Enrolled in Girl Scouts, Brenda was miserable. “I remember making daisy chains and thinking, If this is the most exciting thing in Girl Scouts, forget it,” David says. “I kept thinking of the fun stuff my brother was doing in Cubs.” Given dolls at Christmas and birthdays, Brenda simply refused to play with them. “What can you do with a doll?” David says today, his voice charged with remembered frustration. “You look at it. You dress it. You undress it. Comb its hair. It’s boring! With a car, you can drive it somewhere, go places. I wanted cars.” Brenda also wanted toy guns. Once, around age eight, she went to the store to buy an umbrella. Waiting in line to pay, she saw a nearby display of toy machine guns. After a moment’s
hesitation, she put down the umbrella and bought one of the guns. At age ten, Brenda would prove to be a crack shot with the pellet rifle Ron and Janet bought for Brian—a rifle in which, ironically enough, Brian himself evinced little interest.
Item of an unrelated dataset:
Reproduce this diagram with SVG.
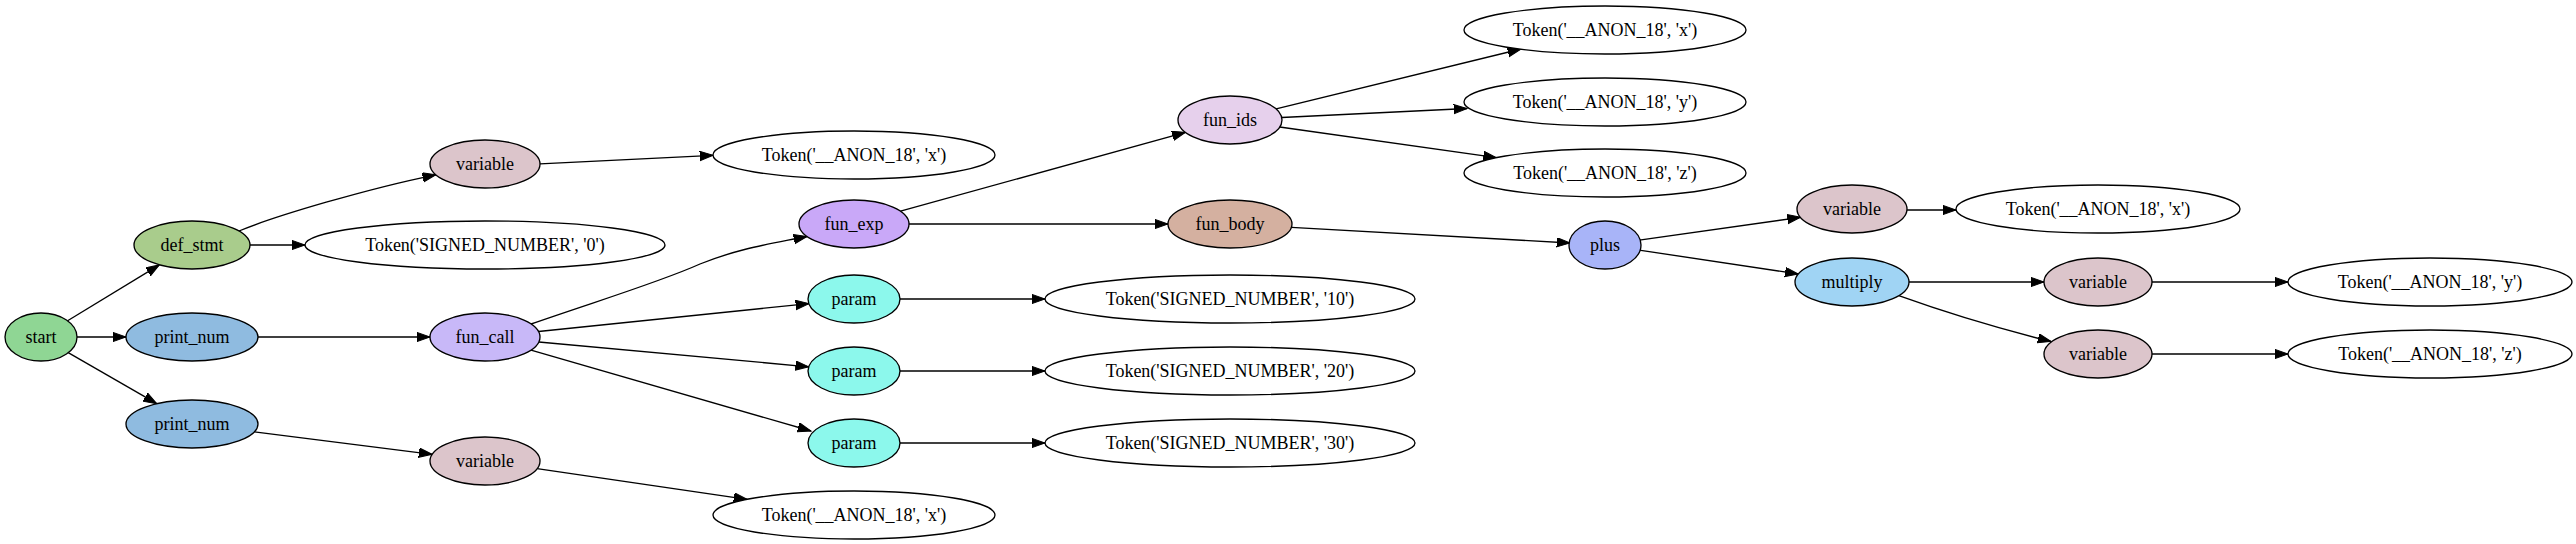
<svg xmlns="http://www.w3.org/2000/svg" width="2576" height="544" viewBox="0 0 2576 544">
<style>
ellipse{stroke:#000;stroke-width:1.33}
text{font-family:"Liberation Serif","Times New Roman",serif;font-size:18px;text-anchor:middle;fill:#000}
.e{fill:none;stroke:#000;stroke-width:1.33;marker-end:url(#ah)}
.tok{fill:#fff}
.var{fill:#dcc5cb}
.pn{fill:#8fbbe0}
.param{fill:#8cf8ec}
</style>
<defs>
<marker id="ah" markerUnits="userSpaceOnUse" markerWidth="15" markerHeight="11" refX="13.3" refY="4.7" orient="auto">
<path d="M0,0 L13.3,4.7 L0,9.4 z" fill="#000" stroke="#000" stroke-width="1"/>
</marker>
</defs>
<rect width="2576" height="544" fill="#fff"/>
<g id="edges">
<path class="e" d="M67.6,320.8 L159.4,264.9"/>
<path class="e" d="M77,337 L126,337"/>
<path class="e" d="M68.2,352.7 L156.8,403.7"/>
<path class="e" d="M239,231 C275,216 370,188 435.9,174.8"/>
<path class="e" d="M250,245 L305,245"/>
<path class="e" d="M258,337 L430,337"/>
<path class="e" d="M254.4,431.9 L432.2,454.3"/>
<path class="e" d="M540,163.9 L713,155.3"/>
<path class="e" d="M537.1,468.6 L747.1,499.4"/>
<path class="e" d="M531,324 C600,300 660,282 700,264 C740,248 770,244 807,236.5"/>
<path class="e" d="M538.5,331.5 L808.9,303.6"/>
<path class="e" d="M538.8,342 L808.7,366.8"/>
<path class="e" d="M531,350.2 L811,431"/>
<path class="e" d="M900.5,211.2 L1185.4,132.3"/>
<path class="e" d="M909,224 L1168,224"/>
<path class="e" d="M900,299 L1045,299"/>
<path class="e" d="M900,371 L1045,371"/>
<path class="e" d="M900,443 L1045,443"/>
<path class="e" d="M1276.1,108.9 L1521,49"/>
<path class="e" d="M1281.7,117.5 L1467,108.5"/>
<path class="e" d="M1279.7,127 L1496.5,157.7"/>
<path class="e" d="M1291.4,227.4 L1570,243"/>
<path class="e" d="M1639.3,240.1 L1800.6,217.3"/>
<path class="e" d="M1639.2,250.1 L1798.3,274"/>
<path class="e" d="M1906,210 L1956,210"/>
<path class="e" d="M1909,282 L2044,282"/>
<path class="e" d="M1898.8,295.7 Q1972,322 2051,341.5"/>
<path class="e" d="M2152,282 L2288,282"/>
<path class="e" d="M2152,354 L2288,354"/>
</g>
<g id="n_start"><ellipse cx="41" cy="337" rx="36" ry="24" fill="#8fd694"/><text x="41" y="343">start</text></g>
<g id="n_def_stmt"><ellipse cx="192" cy="245" rx="58" ry="24" fill="#a9cc8c"/><text x="192" y="251">def_stmt</text></g>
<g id="n_print_num1"><ellipse class="pn" cx="192" cy="337" rx="66" ry="24"/><text x="192" y="343">print_num</text></g>
<g id="n_print_num2"><ellipse class="pn" cx="192" cy="424" rx="66" ry="24"/><text x="192" y="430">print_num</text></g>
<g id="n_variable1"><ellipse class="var" cx="485" cy="164" rx="55" ry="24"/><text x="485" y="170">variable</text></g>
<g id="n_tok0"><ellipse class="tok" cx="485" cy="245" rx="180" ry="24"/><text x="485" y="251">Token('SIGNED_NUMBER', '0')</text></g>
<g id="n_fun_call"><ellipse cx="485" cy="337" rx="55" ry="24" fill="#c8b8f8"/><text x="485" y="343">fun_call</text></g>
<g id="n_variable2"><ellipse class="var" cx="485" cy="461" rx="55" ry="24"/><text x="485" y="467">variable</text></g>
<g id="n_tokx1"><ellipse class="tok" cx="854" cy="155" rx="141" ry="24"/><text x="854" y="161">Token('__ANON_18', 'x')</text></g>
<g id="n_fun_exp"><ellipse cx="854" cy="224" rx="55" ry="24" fill="#c9a8f8"/><text x="854" y="230">fun_exp</text></g>
<g id="n_param1"><ellipse class="param" cx="854" cy="299" rx="46" ry="24"/><text x="854" y="305">param</text></g>
<g id="n_param2"><ellipse class="param" cx="854" cy="371" rx="46" ry="24"/><text x="854" y="377">param</text></g>
<g id="n_param3"><ellipse class="param" cx="854" cy="443" rx="46" ry="24"/><text x="854" y="449">param</text></g>
<g id="n_tokx2"><ellipse class="tok" cx="854" cy="515" rx="141" ry="24"/><text x="854" y="521">Token('__ANON_18', 'x')</text></g>
<g id="n_fun_ids"><ellipse cx="1230" cy="120" rx="52" ry="24" fill="#e6d0ec"/><text x="1230" y="126">fun_ids</text></g>
<g id="n_fun_body"><ellipse cx="1230" cy="224" rx="62" ry="24" fill="#d4b0a0"/><text x="1230" y="230">fun_body</text></g>
<g id="n_tok10"><ellipse class="tok" cx="1230" cy="299" rx="185" ry="24"/><text x="1230" y="305">Token('SIGNED_NUMBER', '10')</text></g>
<g id="n_tok20"><ellipse class="tok" cx="1230" cy="371" rx="185" ry="24"/><text x="1230" y="377">Token('SIGNED_NUMBER', '20')</text></g>
<g id="n_tok30"><ellipse class="tok" cx="1230" cy="443" rx="185" ry="24"/><text x="1230" y="449">Token('SIGNED_NUMBER', '30')</text></g>
<g id="n_tokx3"><ellipse class="tok" cx="1605" cy="30" rx="141" ry="24"/><text x="1605" y="36">Token('__ANON_18', 'x')</text></g>
<g id="n_toky3"><ellipse class="tok" cx="1605" cy="102" rx="141" ry="24"/><text x="1605" y="108">Token('__ANON_18', 'y')</text></g>
<g id="n_tokz3"><ellipse class="tok" cx="1605" cy="173" rx="141" ry="24"/><text x="1605" y="179">Token('__ANON_18', 'z')</text></g>
<g id="n_plus"><ellipse cx="1605" cy="245" rx="36" ry="24" fill="#a8b4f8"/><text x="1605" y="251">plus</text></g>
<g id="n_variable3"><ellipse class="var" cx="1852" cy="209" rx="55" ry="24"/><text x="1852" y="215">variable</text></g>
<g id="n_multiply"><ellipse cx="1852" cy="282" rx="57" ry="24" fill="#a0d4f4"/><text x="1852" y="288">multiply</text></g>
<g id="n_tokx4"><ellipse class="tok" cx="2098" cy="209" rx="142" ry="24"/><text x="2098" y="215">Token('__ANON_18', 'x')</text></g>
<g id="n_variable4"><ellipse class="var" cx="2098" cy="282" rx="54" ry="24"/><text x="2098" y="288">variable</text></g>
<g id="n_variable5"><ellipse class="var" cx="2098" cy="354" rx="54" ry="24"/><text x="2098" y="360">variable</text></g>
<g id="n_toky4"><ellipse class="tok" cx="2430" cy="282" rx="142" ry="24"/><text x="2430" y="288">Token('__ANON_18', 'y')</text></g>
<g id="n_tokz4"><ellipse class="tok" cx="2430" cy="354" rx="142" ry="24"/><text x="2430" y="360">Token('__ANON_18', 'z')</text></g>
</svg>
Brenda had always tried to co-opt Brian’s toys and clothes—a habit that would invariably initiate fights. “There were knock-down-drag-out wrestling matches all the time,” Janet says. “Brian was a weakling compared to Brenda. She was wiry. More often than not, Brenda won. Poor Brian felt so bad getting beat up by a girl.”
Ron and Janet were troubled by Brenda’s masculine behavior, but having been admonished by Dr. Money not to entertain any doubts about their daughter, they felt that to do so would only increase the problem. Instead they tried to focus on those moments when Brenda’s behavior could be construed as stereotypically feminine. “She could be sort of feminine sometimes, when she wanted to please me,” Janet says. “She’d be less rough, keep herself clean and tidy, and help a little bit in the kitchen.”
In her letters to Dr. Money describing Brenda’s progress, Janet made sure to emphasize those moments so that the psychologist would know that Janet and Ron were doing everything they could to implement his plans. She also informed Money of their daughter’s masculine leanings, but the psychologist assured her that this was mere “tomboyism.” This was an explanation that Janet found comforting, and she would cling to it for many years to come. “I have seen all kinds of women in my life,” she says, “and some of them, you’d swear they were men. So I thought, Well, maybe it won’t be a problem, because there are lots of women who aren’t very effeminate. Maybe it could work. I wanted it to work.”
Ron’s and Janet’s parents were struck by Brenda’s behavior. “When a girl would come to play with her,” says Ron’s mother, Helen, “she would not play like a girl, and then she would say to her mother that she wanted the girl to go home.”